RECORDED INFORMATION =>
== == ==
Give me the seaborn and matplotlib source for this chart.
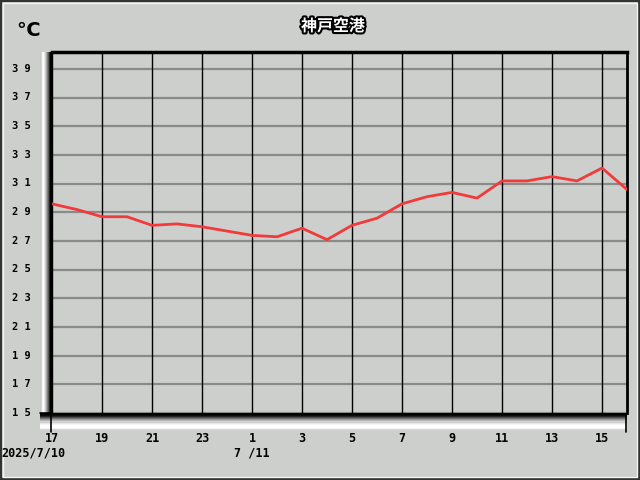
import numpy as np
import pandas as pd
import matplotlib
matplotlib.use("Agg")
import matplotlib.pyplot as plt
import matplotlib.patheffects as pe
from matplotlib.lines import Line2D
import seaborn as sns

# hourly temperature, Kobe Airport, 2025/7/10 17:00 -> 7/11 16:00
hours = [17, 18, 19, 20, 21, 22, 23, 0, 1, 2, 3, 4, 5, 6, 7, 8,
         9, 10, 11, 12, 13, 14, 15, 16]
temps = [29.6, 29.2, 28.7, 28.7, 28.1, 28.2, 28.0, 27.7, 27.4, 27.3, 27.9, 27.1,
         28.1, 28.6, 29.6, 30.1, 30.4, 30.0, 31.2, 31.2, 31.5, 31.2, 32.1, 30.6]
y_ticks = list(range(15, 40, 2))
title = "神戸空港"

BG = "#cdcfcc"

df = pd.DataFrame({"idx": range(len(hours)), "hour": hours, "temp": temps})

sns.set_style("white")
plt.rcParams["font.family"] = ["DejaVu Sans Mono", "Noto Sans CJK JP"]

fig = plt.figure(figsize=(6.4, 4.8), dpi=100, facecolor=BG)
W, H = 640, 480


def fx(px):
    return px / W


def fy(py):
    return 1 - py / H


# 3D-ish shaded strips along the left and bottom axes
left_shade = np.array([0.78, 0.85, 0.95, 1.0, 0.92, 0.8, 0.66, 0.5, 0.35, 0.15, 0.0, 0.0])[None, :]
gax = fig.add_axes([fx(40), fy(413), fx(12), fy(52) - fy(413)], zorder=1)
gax.imshow(left_shade, cmap="gray", aspect="auto", vmin=0, vmax=1, interpolation="nearest")
gax.axis("off")
bottom_shade = np.array([0.0, 0.0, 0.05, 0.15, 0.3, 0.45, 0.6, 0.72, 0.82, 0.9,
                         0.96, 1.0, 1.0, 1.0, 0.95, 0.85])[:, None]
gbx = fig.add_axes([fx(40), fy(430), fx(587), fy(413) - fy(430)], zorder=1)
gbx.imshow(bottom_shade, cmap="gray", aspect="auto", vmin=0, vmax=1, interpolation="nearest")
gbx.axis("off")

ax = fig.add_axes([fx(52), fy(413), fx(627) - fx(52), fy(52) - fy(413)], zorder=2)
ax.set_facecolor(BG)

for v in y_ticks:
    ax.axhline(v, color="#8a8a8a", lw=1.6, zorder=1)
for i in range(0, len(hours), 2):
    ax.axvline(i, color="black", lw=1.0, zorder=1)

sns.lineplot(data=df, x="idx", y="temp", color="#f23a3a", lw=2.0, ax=ax, zorder=3)

ax.set_xlim(0, len(hours) - 1)
ax.set_ylim(15, 40.2)
ax.set_xticks([])
ax.set_yticks([])
ax.set_xlabel("")
ax.set_ylabel("")
for s in ["left", "bottom"]:
    ax.spines[s].set_visible(False)
ax.spines["top"].set_linewidth(2.5)
ax.spines["right"].set_linewidth(2.0)
ax.spines["top"].set_color("black")
ax.spines["right"].set_color("black")

# tick labels
for v in y_ticks:
    py = 413 - (v - 15) * 14.35
    fig.text(fx(21), fy(py), " ".join(str(v)), ha="center", va="center",
             fontsize=7.5, fontweight="bold", color="black")
for i in range(0, len(hours), 2):
    fig.text(fx(52 + 25 * i), fy(439), str(hours[i]), ha="center", va="center",
             fontsize=8.5, fontweight="bold", color="black")
fig.text(fx(1), fy(453), "2025/7/10", ha="left", va="center",
         fontsize=8.5, fontweight="bold", color="black")
fig.text(fx(252), fy(453), "7 /11", ha="center", va="center",
         fontsize=8.5, fontweight="bold", color="black")

# small axis ticks
fig.add_artist(Line2D([fx(40), fx(52)], [fy(413), fy(413)], color="black", lw=1.2))
fig.add_artist(Line2D([fx(51), fx(51)], [fy(413), fy(432)], color="black", lw=1.2))
fig.add_artist(Line2D([fx(626), fx(626)], [fy(413), fy(432)], color="black", lw=1.2))

fig.text(fx(28), fy(30), "℃", ha="center", va="center", fontsize=14,
         fontweight="bold", family=["DejaVu Sans"], color="black")
fig.text(fx(333), fy(26), title, ha="center", va="center", fontsize=11.5,
         fontweight="bold", family=["Noto Sans CJK JP"], color="white",
         path_effects=[pe.withStroke(linewidth=3, foreground="black")])

# outer frame
fig.add_artist(plt.Rectangle((0, 0), 1, 1, transform=fig.transFigure, fill=False,
                             edgecolor="#333333", lw=3))
fig.add_artist(plt.Rectangle((fx(3), fy(477)), fx(634), fy(3) - fy(477),
                             transform=fig.transFigure, fill=False,
                             edgecolor="#f4f4f4", lw=1))

fig.savefig("out.png", dpi=100, facecolor=BG)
== == ==
EXERCISE TASK => Are you able to set down all the lines above exactly, without any pictures?

THE OUTPUT =>
Give me the seaborn and matplotlib source for this chart.
import numpy as np
import pandas as pd
import matplotlib
matplotlib.use("Agg")
import matplotlib.pyplot as plt
import matplotlib.patheffects as pe
from matplotlib.lines import Line2D
import seaborn as sns

# hourly temperature, Kobe Airport, 2025/7/10 17:00 -> 7/11 16:00
hours = [17, 18, 19, 20, 21, 22, 23, 0, 1, 2, 3, 4, 5, 6, 7, 8,
         9, 10, 11, 12, 13, 14, 15, 16]
temps = [29.6, 29.2, 28.7, 28.7, 28.1, 28.2, 28.0, 27.7, 27.4, 27.3, 27.9, 27.1,
         28.1, 28.6, 29.6, 30.1, 30.4, 30.0, 31.2, 31.2, 31.5, 31.2, 32.1, 30.6]
y_ticks = list(range(15, 40, 2))
title = "神戸空港"

BG = "#cdcfcc"

df = pd.DataFrame({"idx": range(len(hours)), "hour": hours, "temp": temps})

sns.set_style("white")
plt.rcParams["font.family"] = ["DejaVu Sans Mono", "Noto Sans CJK JP"]

fig = plt.figure(figsize=(6.4, 4.8), dpi=100, facecolor=BG)
W, H = 640, 480


def fx(px):
    return px / W


def fy(py):
    return 1 - py / H


# 3D-ish shaded strips along the left and bottom axes
left_shade = np.array([0.78, 0.85, 0.95, 1.0, 0.92, 0.8, 0.66, 0.5, 0.35, 0.15, 0.0, 0.0])[None, :]
gax = fig.add_axes([fx(40), fy(413), fx(12), fy(52) - fy(413)], zorder=1)
gax.imshow(left_shade, cmap="gray", aspect="auto", vmin=0, vmax=1, interpolation="nearest")
gax.axis("off")
bottom_shade = np.array([0.0, 0.0, 0.05, 0.15, 0.3, 0.45, 0.6, 0.72, 0.82, 0.9,
                         0.96, 1.0, 1.0, 1.0, 0.95, 0.85])[:, None]
gbx = fig.add_axes([fx(40), fy(430), fx(587), fy(413) - fy(430)], zorder=1)
gbx.imshow(bottom_shade, cmap="gray", aspect="auto", vmin=0, vmax=1, interpolation="nearest")
gbx.axis("off")

ax = fig.add_axes([fx(52), fy(413), fx(627) - fx(52), fy(52) - fy(413)], zorder=2)
ax.set_facecolor(BG)

for v in y_ticks:
    ax.axhline(v, color="#8a8a8a", lw=1.6, zorder=1)
for i in range(0, len(hours), 2):
    ax.axvline(i, color="black", lw=1.0, zorder=1)

sns.lineplot(data=df, x="idx", y="temp", color="#f23a3a", lw=2.0, ax=ax, zorder=3)

ax.set_xlim(0, len(hours) - 1)
ax.set_ylim(15, 40.2)
ax.set_xticks([])
ax.set_yticks([])
ax.set_xlabel("")
ax.set_ylabel("")
for s in ["left", "bottom"]:
    ax.spines[s].set_visible(False)
ax.spines["top"].set_linewidth(2.5)
ax.spines["right"].set_linewidth(2.0)
ax.spines["top"].set_color("black")
ax.spines["right"].set_color("black")

# tick labels
for v in y_ticks:
    py = 413 - (v - 15) * 14.35
    fig.text(fx(21), fy(py), " ".join(str(v)), ha="center", va="center",
             fontsize=7.5, fontweight="bold", color="black")
for i in range(0, len(hours), 2):
    fig.text(fx(52 + 25 * i), fy(439), str(hours[i]), ha="center", va="center",
             fontsize=8.5, fontweight="bold", color="black")
fig.text(fx(1), fy(453), "2025/7/10", ha="left", va="center",
         fontsize=8.5, fontweight="bold", color="black")
fig.text(fx(252), fy(453), "7 /11", ha="center", va="center",
         fontsize=8.5, fontweight="bold", color="black")

# small axis ticks
fig.add_artist(Line2D([fx(40), fx(52)], [fy(413), fy(413)], color="black", lw=1.2))
fig.add_artist(Line2D([fx(51), fx(51)], [fy(413), fy(432)], color="black", lw=1.2))
fig.add_artist(Line2D([fx(626), fx(626)], [fy(413), fy(432)], color="black", lw=1.2))

fig.text(fx(28), fy(30), "℃", ha="center", va="center", fontsize=14,
         fontweight="bold", family=["DejaVu Sans"], color="black")
fig.text(fx(333), fy(26), title, ha="center", va="center", fontsize=11.5,
         fontweight="bold", family=["Noto Sans CJK JP"], color="white",
         path_effects=[pe.withStroke(linewidth=3, foreground="black")])

# outer frame
fig.add_artist(plt.Rectangle((0, 0), 1, 1, transform=fig.transFigure, fill=False,
                             edgecolor="#333333", lw=3))
fig.add_artist(plt.Rectangle((fx(3), fy(477)), fx(634), fy(3) - fy(477),
                             transform=fig.transFigure, fill=False,
                             edgecolor="#f4f4f4", lw=1))

fig.savefig("out.png", dpi=100, facecolor=BG)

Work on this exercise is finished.